# [What is being asked]
Restate each of the lines below word for word and drop every picture.

══ Recorded information

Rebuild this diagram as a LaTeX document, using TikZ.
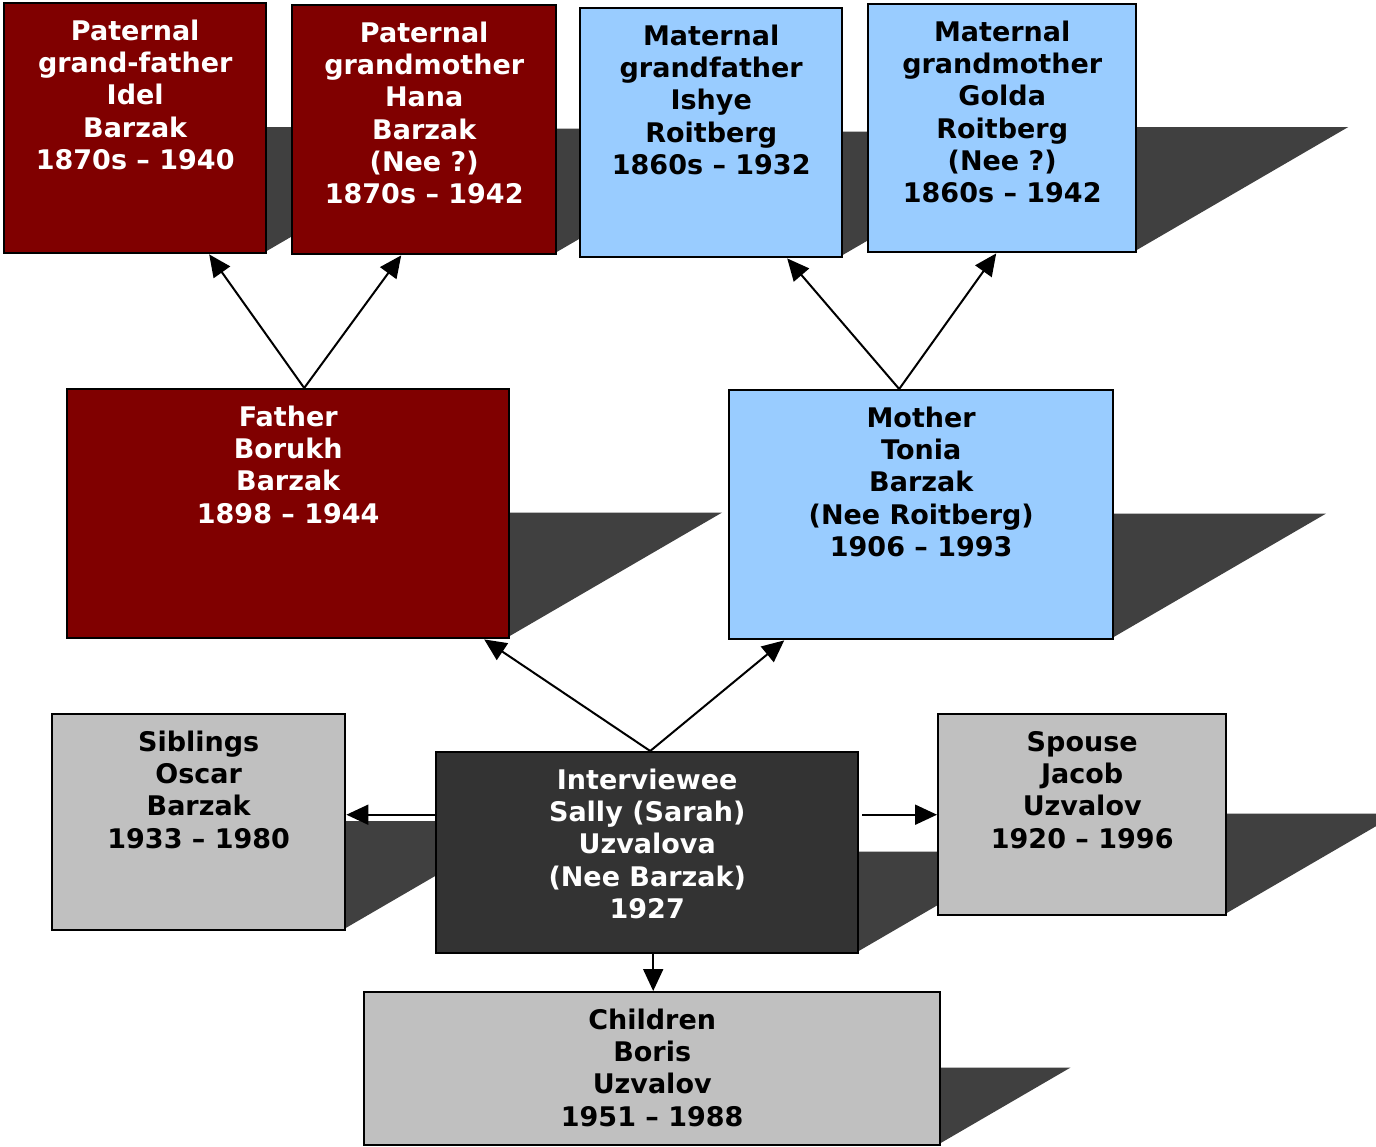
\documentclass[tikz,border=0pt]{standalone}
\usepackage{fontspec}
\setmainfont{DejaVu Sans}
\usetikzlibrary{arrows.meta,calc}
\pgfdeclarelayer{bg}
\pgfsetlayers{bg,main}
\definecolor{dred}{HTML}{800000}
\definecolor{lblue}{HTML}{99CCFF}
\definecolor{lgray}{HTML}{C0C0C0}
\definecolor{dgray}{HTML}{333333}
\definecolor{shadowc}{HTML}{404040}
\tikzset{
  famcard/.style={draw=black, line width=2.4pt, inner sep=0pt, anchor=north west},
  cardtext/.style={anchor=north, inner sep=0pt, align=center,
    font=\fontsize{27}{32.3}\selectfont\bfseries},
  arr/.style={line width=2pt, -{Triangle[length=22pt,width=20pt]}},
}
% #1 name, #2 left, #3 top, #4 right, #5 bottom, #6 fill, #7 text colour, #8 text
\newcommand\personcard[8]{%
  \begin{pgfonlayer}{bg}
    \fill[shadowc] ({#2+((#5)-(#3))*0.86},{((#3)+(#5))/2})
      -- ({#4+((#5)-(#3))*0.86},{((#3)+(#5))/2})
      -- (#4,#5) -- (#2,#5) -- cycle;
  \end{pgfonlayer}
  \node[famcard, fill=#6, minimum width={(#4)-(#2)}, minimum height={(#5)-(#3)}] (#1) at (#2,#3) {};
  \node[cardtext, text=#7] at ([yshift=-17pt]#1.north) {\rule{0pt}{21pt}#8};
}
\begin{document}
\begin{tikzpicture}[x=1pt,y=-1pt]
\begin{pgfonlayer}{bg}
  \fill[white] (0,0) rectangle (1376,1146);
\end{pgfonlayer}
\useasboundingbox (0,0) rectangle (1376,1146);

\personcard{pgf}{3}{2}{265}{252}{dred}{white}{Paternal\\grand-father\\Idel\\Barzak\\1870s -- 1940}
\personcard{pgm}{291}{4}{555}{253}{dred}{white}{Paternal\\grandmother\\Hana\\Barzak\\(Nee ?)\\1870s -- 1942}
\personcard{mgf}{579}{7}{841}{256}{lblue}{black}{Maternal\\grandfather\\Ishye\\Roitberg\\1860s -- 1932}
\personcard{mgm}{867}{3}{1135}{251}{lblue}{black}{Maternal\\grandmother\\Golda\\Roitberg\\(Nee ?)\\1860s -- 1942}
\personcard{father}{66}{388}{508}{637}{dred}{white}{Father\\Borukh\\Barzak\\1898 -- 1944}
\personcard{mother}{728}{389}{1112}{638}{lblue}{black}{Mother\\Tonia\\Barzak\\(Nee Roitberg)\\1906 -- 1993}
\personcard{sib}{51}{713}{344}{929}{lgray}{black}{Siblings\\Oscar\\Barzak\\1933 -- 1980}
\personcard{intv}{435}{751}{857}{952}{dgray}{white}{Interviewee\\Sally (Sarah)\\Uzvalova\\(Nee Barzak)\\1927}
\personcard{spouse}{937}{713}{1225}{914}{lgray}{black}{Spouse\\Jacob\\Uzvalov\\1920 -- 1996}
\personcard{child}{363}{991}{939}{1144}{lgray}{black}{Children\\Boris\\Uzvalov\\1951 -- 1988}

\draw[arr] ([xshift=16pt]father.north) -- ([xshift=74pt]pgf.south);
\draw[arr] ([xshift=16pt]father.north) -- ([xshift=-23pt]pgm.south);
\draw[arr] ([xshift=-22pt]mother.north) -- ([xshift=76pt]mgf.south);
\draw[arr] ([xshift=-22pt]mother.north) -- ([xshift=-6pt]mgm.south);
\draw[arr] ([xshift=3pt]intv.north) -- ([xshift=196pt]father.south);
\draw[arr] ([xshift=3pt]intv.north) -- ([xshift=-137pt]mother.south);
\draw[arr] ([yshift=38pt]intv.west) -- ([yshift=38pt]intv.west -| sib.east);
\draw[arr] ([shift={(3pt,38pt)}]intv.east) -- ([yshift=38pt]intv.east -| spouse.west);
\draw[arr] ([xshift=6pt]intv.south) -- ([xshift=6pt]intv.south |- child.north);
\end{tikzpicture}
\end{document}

════

# [Reply to the task]
Rebuild this diagram as a LaTeX document, using TikZ.
\documentclass[tikz,border=0pt]{standalone}
\usepackage{fontspec}
\setmainfont{DejaVu Sans}
\usetikzlibrary{arrows.meta,calc}
\pgfdeclarelayer{bg}
\pgfsetlayers{bg,main}
\definecolor{dred}{HTML}{800000}
\definecolor{lblue}{HTML}{99CCFF}
\definecolor{lgray}{HTML}{C0C0C0}
\definecolor{dgray}{HTML}{333333}
\definecolor{shadowc}{HTML}{404040}
\tikzset{
  famcard/.style={draw=black, line width=2.4pt, inner sep=0pt, anchor=north west},
  cardtext/.style={anchor=north, inner sep=0pt, align=center,
    font=\fontsize{27}{32.3}\selectfont\bfseries},
  arr/.style={line width=2pt, -{Triangle[length=22pt,width=20pt]}},
}
% #1 name, #2 left, #3 top, #4 right, #5 bottom, #6 fill, #7 text colour, #8 text
\newcommand\personcard[8]{%
  \begin{pgfonlayer}{bg}
    \fill[shadowc] ({#2+((#5)-(#3))*0.86},{((#3)+(#5))/2})
      -- ({#4+((#5)-(#3))*0.86},{((#3)+(#5))/2})
      -- (#4,#5) -- (#2,#5) -- cycle;
  \end{pgfonlayer}
  \node[famcard, fill=#6, minimum width={(#4)-(#2)}, minimum height={(#5)-(#3)}] (#1) at (#2,#3) {};
  \node[cardtext, text=#7] at ([yshift=-17pt]#1.north) {\rule{0pt}{21pt}#8};
}
\begin{document}
\begin{tikzpicture}[x=1pt,y=-1pt]
\begin{pgfonlayer}{bg}
  \fill[white] (0,0) rectangle (1376,1146);
\end{pgfonlayer}
\useasboundingbox (0,0) rectangle (1376,1146);

\personcard{pgf}{3}{2}{265}{252}{dred}{white}{Paternal\\grand-father\\Idel\\Barzak\\1870s -- 1940}
\personcard{pgm}{291}{4}{555}{253}{dred}{white}{Paternal\\grandmother\\Hana\\Barzak\\(Nee ?)\\1870s -- 1942}
\personcard{mgf}{579}{7}{841}{256}{lblue}{black}{Maternal\\grandfather\\Ishye\\Roitberg\\1860s -- 1932}
\personcard{mgm}{867}{3}{1135}{251}{lblue}{black}{Maternal\\grandmother\\Golda\\Roitberg\\(Nee ?)\\1860s -- 1942}
\personcard{father}{66}{388}{508}{637}{dred}{white}{Father\\Borukh\\Barzak\\1898 -- 1944}
\personcard{mother}{728}{389}{1112}{638}{lblue}{black}{Mother\\Tonia\\Barzak\\(Nee Roitberg)\\1906 -- 1993}
\personcard{sib}{51}{713}{344}{929}{lgray}{black}{Siblings\\Oscar\\Barzak\\1933 -- 1980}
\personcard{intv}{435}{751}{857}{952}{dgray}{white}{Interviewee\\Sally (Sarah)\\Uzvalova\\(Nee Barzak)\\1927}
\personcard{spouse}{937}{713}{1225}{914}{lgray}{black}{Spouse\\Jacob\\Uzvalov\\1920 -- 1996}
\personcard{child}{363}{991}{939}{1144}{lgray}{black}{Children\\Boris\\Uzvalov\\1951 -- 1988}

\draw[arr] ([xshift=16pt]father.north) -- ([xshift=74pt]pgf.south);
\draw[arr] ([xshift=16pt]father.north) -- ([xshift=-23pt]pgm.south);
\draw[arr] ([xshift=-22pt]mother.north) -- ([xshift=76pt]mgf.south);
\draw[arr] ([xshift=-22pt]mother.north) -- ([xshift=-6pt]mgm.south);
\draw[arr] ([xshift=3pt]intv.north) -- ([xshift=196pt]father.south);
\draw[arr] ([xshift=3pt]intv.north) -- ([xshift=-137pt]mother.south);
\draw[arr] ([yshift=38pt]intv.west) -- ([yshift=38pt]intv.west -| sib.east);
\draw[arr] ([shift={(3pt,38pt)}]intv.east) -- ([yshift=38pt]intv.east -| spouse.west);
\draw[arr] ([xshift=6pt]intv.south) -- ([xshift=6pt]intv.south |- child.north);
\end{tikzpicture}
\end{document}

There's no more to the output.